_Direction_
Quote from the first line below through the line that contains "const START_YEAR = 2000;", both included, and leave the pictures out.

□ □ □ □ □ □ □

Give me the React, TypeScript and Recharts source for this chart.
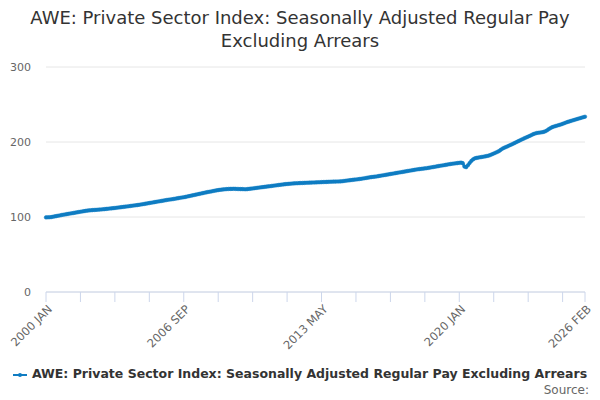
import React from "react";
import { LineChart, Line, XAxis, YAxis, CartesianGrid } from "recharts";

const MONTHS = ["JAN", "FEB", "MAR", "APR", "MAY", "JUN", "JUL", "AUG", "SEP", "OCT", "NOV", "DEC"];
const START_YEAR = 2000;

const v2000 = [99.5, 99.6, 99.7, 99.9, 100.3, 100.8, 101.2, 101.7, 102.1, 102.6, 103.0, 103.4];
const v2001 = [103.8, 104.2, 104.6, 105.0, 105.4, 105.8, 106.2, 106.6, 107.0, 107.4, 107.8, 108.2];
const v2002 = [108.5, 108.8, 109.0, 109.2, 109.4, 109.5, 109.7, 109.9, 110.1, 110.3, 110.5, 110.8];
const v2003 = [111.0, 111.3, 111.5, 111.8, 112.0, 112.3, 112.6, 112.9, 113.2, 113.5, 113.8, 114.1];
const v2004 = [114.4, 114.7, 115.0, 115.3, 115.6, 115.9, 116.2, 116.6, 117.0, 117.4, 117.8, 118.2];
const v2005 = [118.6, 119.0, 119.4, 119.8, 120.2, 120.6, 121.0, 121.4, 121.8, 122.2, 122.6, 123.0];
const v2006 = [123.3, 123.6, 124.0, 124.4, 124.8, 125.2, 125.6, 126.0, 126.4, 126.8, 127.3, 127.8];
const v2007 = [128.3, 128.8, 129.3, 129.8, 130.3, 130.8, 131.3, 131.8, 132.3, 132.8, 133.3, 133.7];
const v2008 = [134.1, 134.6, 135.1, 135.5, 135.9, 136.2, 136.5, 136.8, 137.0, 137.2, 137.4, 137.5];
const v2009 = [137.5, 137.6, 137.5, 137.4, 137.3, 137.2, 137.2, 137.1, 137.0, 137.2, 137.5, 137.8];
const v2010 = [138.1, 138.4, 138.7, 139.0, 139.3, 139.6, 139.9, 140.2, 140.5, 140.8, 141.1, 141.4];
const v2011 = [141.7, 142.0, 142.3, 142.6, 142.9, 143.2, 143.5, 143.8, 144.0, 144.2, 144.4, 144.6];
const v2012 = [144.8, 145.0, 145.1, 145.2, 145.3, 145.4, 145.5, 145.6, 145.7, 145.8, 145.9, 146.0];
const v2013 = [146.1, 146.2, 146.3, 146.4, 146.5, 146.6, 146.7, 146.8, 146.9, 147.0, 147.1, 147.2];
const v2014 = [147.2, 147.3, 147.4, 147.5, 147.7, 148.0, 148.3, 148.6, 148.9, 149.2, 149.5, 149.8];
const v2015 = [150.0, 150.3, 150.6, 150.9, 151.3, 151.7, 152.1, 152.5, 152.9, 153.2, 153.5, 153.8];
const v2016 = [154.1, 154.5, 154.9, 155.3, 155.7, 156.1, 156.5, 156.9, 157.3, 157.7, 158.1, 158.5];
const v2017 = [158.9, 159.3, 159.7, 160.1, 160.5, 160.9, 161.3, 161.7, 162.1, 162.5, 162.9, 163.3];
const v2018 = [163.6, 163.9, 164.2, 164.5, 164.8, 165.1, 165.5, 165.9, 166.3, 166.7, 167.1, 167.5];
const v2019 = [167.9, 168.3, 168.7, 169.1, 169.5, 169.9, 170.3, 170.7, 171.0, 171.3, 171.6, 171.9];
const v2020 = [172.2, 172.5, 171.8, 167.2, 166.5, 169.0, 172.0, 174.8, 176.8, 178.2, 178.8, 179.2];
const v2021 = [179.6, 180.0, 180.4, 180.8, 181.3, 181.8, 182.6, 183.6, 184.6, 185.6, 186.7, 187.8];
const v2022 = [189.5, 191.0, 192.2, 193.2, 194.2, 195.3, 196.3, 197.4, 198.5, 199.7, 200.8, 201.9];
const v2023 = [203.0, 204.1, 205.2, 206.2, 207.2, 208.2, 209.4, 210.5, 211.3, 212.0, 212.3, 212.6];
const v2024 = [213.0, 213.5, 214.3, 215.6, 217.2, 218.6, 219.8, 220.6, 221.3, 222.0, 222.7, 223.4];
const v2025 = [224.2, 225.1, 226.0, 226.8, 227.5, 228.2, 228.9, 229.6, 230.3, 231.0, 231.7, 232.4];
const v2026 = [233.1, 233.7];

const yearValues = [
  v2000, v2001, v2002, v2003, v2004, v2005, v2006, v2007, v2008, v2009,
  v2010, v2011, v2012, v2013, v2014, v2015, v2016, v2017, v2018, v2019,
  v2020, v2021, v2022, v2023, v2024, v2025, v2026,
];

const TICK_LABELS = ["2000 JAN", "2006 SEP", "2013 MAY", "2020 JAN", "2026 FEB"];
const Y_TICKS = [0, 100, 200, 300];
const SERIES_NAME = "AWE: Private Sector Index: Seasonally Adjusted Regular Pay Excluding Arrears";
const TITLE_LINE1 = "AWE: Private Sector Index: Seasonally Adjusted Regular Pay";
const TITLE_LINE2 = "Excluding Arrears";

const data = yearValues.flatMap((vals, yi) =>
  vals.map((v, mi) => ({ label: `${START_YEAR + yi} ${MONTHS[mi]}`, value: v }))
);

// tick marks every 20 months plus the last point
const tickValues = data
  .filter((_, i) => i % 20 === 0 || i === data.length - 1)
  .map((d) => d.label);

const COLOR = "#0f7cc2";
const FONT = "'DejaVu Sans', Verdana, sans-serif";

const XTick = (props: any) => {
  const { x, y, payload } = props;
  if (!TICK_LABELS.includes(payload.value)) return null;
  return (
    <g transform={`translate(${x + 4},${y + 3})`}>
      <text
        x={0}
        y={0}
        textAnchor="end"
        fontSize={11.5}
        fill="#666"
        fontFamily={FONT}
        transform="rotate(-45)"
        dy="0.35em"
      >
        {payload.value}
      </text>
    </g>
  );
};

export default function App() {
  return (
    <div
      style={{
        position: "absolute",
        left: 0,
        top: 0,
        width: 600,
        height: 400,
        background: "#fff",
        fontFamily: FONT,
      }}
    >
      <div
        style={{
          position: "absolute",
          top: 6,
          left: 0,
          width: 600,
          textAlign: "center",
          fontSize: 18,
          lineHeight: "23px",
          color: "#333",
        }}
      >
        <div>{TITLE_LINE1}</div>
        <div>{TITLE_LINE2}</div>
      </div>
      <div style={{ position: "absolute", left: 0, top: 0 }}>
        <LineChart
          width={600}
          height={400}
          data={data}
          margin={{ top: 67, right: 15, bottom: 48, left: 0 }}
        >
          <CartesianGrid vertical={false} stroke="#e6e6e6" />
          <XAxis
            dataKey="label"
            ticks={tickValues}
            interval={0}
            height={60}
            stroke="#ccd6eb"
            tickSize={10}
            tickMargin={2}
            tick={<XTick />}
          />
          <YAxis
            width={46}
            domain={[0, 300]}
            ticks={Y_TICKS}
            axisLine={false}
            tickLine={false}
            tickSize={0}
            tickMargin={15}
            tick={{ fill: "#666", fontSize: 11, fontFamily: FONT }}
          />
          <Line
            type="linear"
            dataKey="value"
            stroke={COLOR}
            strokeWidth={2.5}
            dot={{ r: 1.8, fill: COLOR, stroke: COLOR, strokeWidth: 0.5 }}
            isAnimationActive={false}
          />
        </LineChart>
      </div>
      <div
        style={{
          position: "absolute",
          top: 366,
          left: 0,
          width: 600,
          textAlign: "center",
          fontSize: 12.5,
          fontWeight: "bold",
          color: "#333",
          whiteSpace: "nowrap",
        }}
      >
        <svg width={14} height={10} style={{ verticalAlign: "middle", marginRight: 5 }}>
          <line x1={0} y1={5} x2={14} y2={5} stroke={COLOR} strokeWidth={2} />
          <circle cx={7} cy={5} r={2} fill={COLOR} />
        </svg>
        {SERIES_NAME}
      </div>
      <div
        style={{
          position: "absolute",
          top: 383,
          right: 11,
          fontSize: 12,
          color: "#666",
        }}
      >
        Source:
      </div>
    </div>
  );
}
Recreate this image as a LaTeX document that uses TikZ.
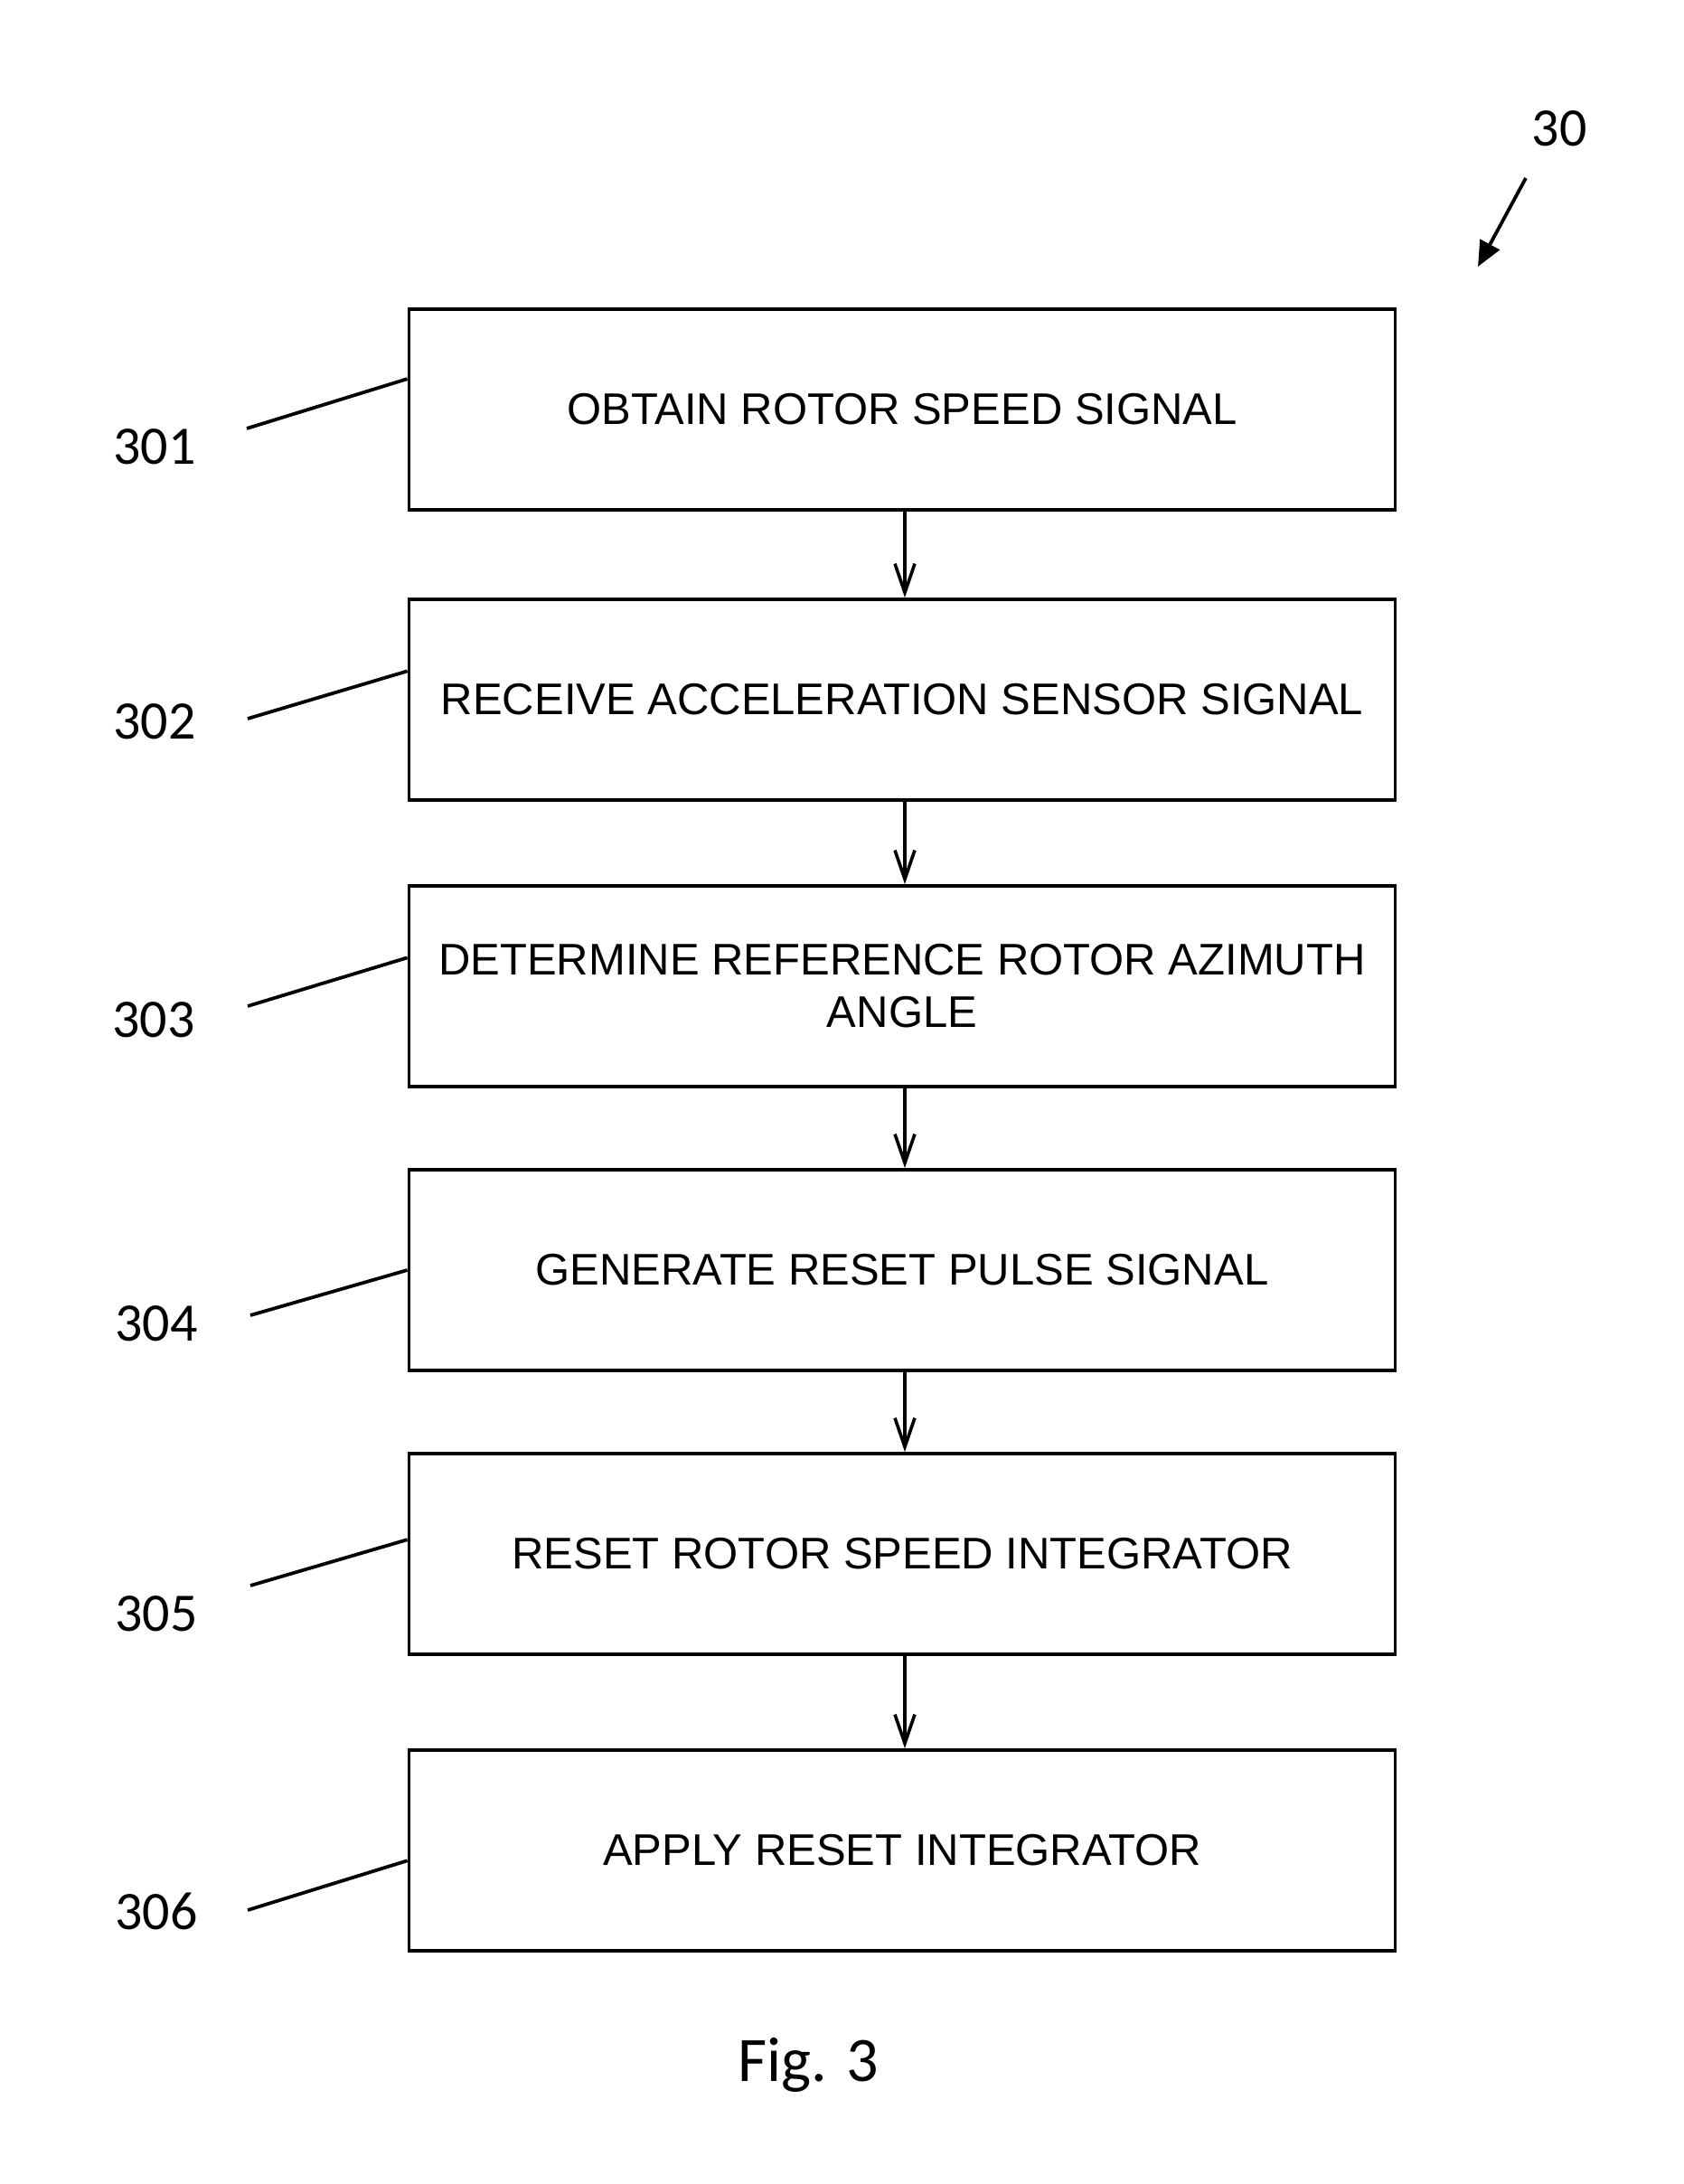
\documentclass[tikz,border=0pt]{standalone}
\usepackage{fontspec}
\setmainfont{Liberation Sans}
\newfontfamily\calib{Carlito}
\usetikzlibrary{arrows.meta,calc}
\begin{document}
\begin{tikzpicture}[x=0.5pt,y=-0.5pt,
  stepbox/.style={draw=black,line width=1.9pt,minimum width=545.5pt,minimum height=111pt,
    inner sep=0pt,align=center,font=\fontsize{24.5}{29}\selectfont},
  reflabel/.style={font=\calib\fontsize{30}{36}\selectfont,inner sep=0pt},
  flow/.style={line width=1.8pt,-{Straight Barb[length=16pt,width=11pt,line width=1.8pt]}},
  lead/.style={line width=1.9pt}]
\useasboundingbox (0,0) rectangle (1863,2416);
% title reference
\node[reflabel] (n30) at (1725,142) {30};
\coordinate (a30s) at (1688,197);
\coordinate (a30e) at (1635,295);
\draw[line width=1.9pt,-{Triangle[length=14pt,width=12pt]}] (a30s) -- (a30e);
% boxes
\node[stepbox] (b1) at (998,453) {OBTAIN ROTOR SPEED SIGNAL};
\node[stepbox] (b2) at (998,774) {RECEIVE ACCELERATION SENSOR SIGNAL};
\node[stepbox] (b3) at (998,1091) {DETERMINE REFERENCE ROTOR AZIMUTH\\ANGLE};
\node[stepbox] (b4) at (998,1405) {GENERATE RESET PULSE SIGNAL};
\node[stepbox] (b5) at (998,1719) {RESET ROTOR SPEED INTEGRATOR};
\node[stepbox] (b6) at (998,2047) {APPLY RESET INTEGRATOR};
% arrows
\draw[flow] ([xshift=1.5pt]b1.south) -- ([xshift=1.5pt]b2.north);
\draw[flow] ([xshift=1.5pt]b2.south) -- ([xshift=1.5pt]b3.north);
\draw[flow] ([xshift=1.5pt]b3.south) -- ([xshift=1.5pt]b4.north);
\draw[flow] ([xshift=1.5pt]b4.south) -- ([xshift=1.5pt]b5.north);
\draw[flow] ([xshift=1.5pt]b5.south) -- ([xshift=1.5pt]b6.north);
% reference labels
\node[reflabel] (l1) at (171,494) {301};
\node[reflabel] (l2) at (171,798) {302};
\node[reflabel] (l3) at (170,1128) {303};
\node[reflabel] (l4) at (173,1464) {304};
\node[reflabel] (l5) at (173,1785) {305};
\node[reflabel] (l6) at (173,2114) {306};
\coordinate (s1) at (273,474);
\coordinate (s2) at (274,795);
\coordinate (s3) at (274,1113);
\coordinate (s4) at (277,1455);
\coordinate (s5) at (277,1754);
\coordinate (s6) at (274,2113);
\draw[lead] (s1) -- ($(b1.north west)!0.35!(b1.south west)$);
\draw[lead] (s2) -- ($(b2.north west)!0.36!(b2.south west)$);
\draw[lead] (s3) -- ($(b3.north west)!0.36!(b3.south west)$);
\draw[lead] (s4) -- ($(b4.north west)!0.50!(b4.south west)$);
\draw[lead] (s5) -- ($(b5.north west)!0.43!(b5.south west)$);
\draw[lead] (s6) -- ($(b6.north west)!0.55!(b6.south west)$);
% caption
\node[font=\calib\fontsize{35}{42}\selectfont,inner sep=0pt,anchor=base] (cap) at (894,2302) {Fig. 3};
\end{tikzpicture}
\end{document}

□ □ □ □ □ □ □

_Answer_
Give me the React, TypeScript and Recharts source for this chart.
import React from "react";
import { LineChart, Line, XAxis, YAxis, CartesianGrid } from "recharts";

const MONTHS = ["JAN", "FEB", "MAR", "APR", "MAY", "JUN", "JUL", "AUG", "SEP", "OCT", "NOV", "DEC"];
const START_YEAR = 2000;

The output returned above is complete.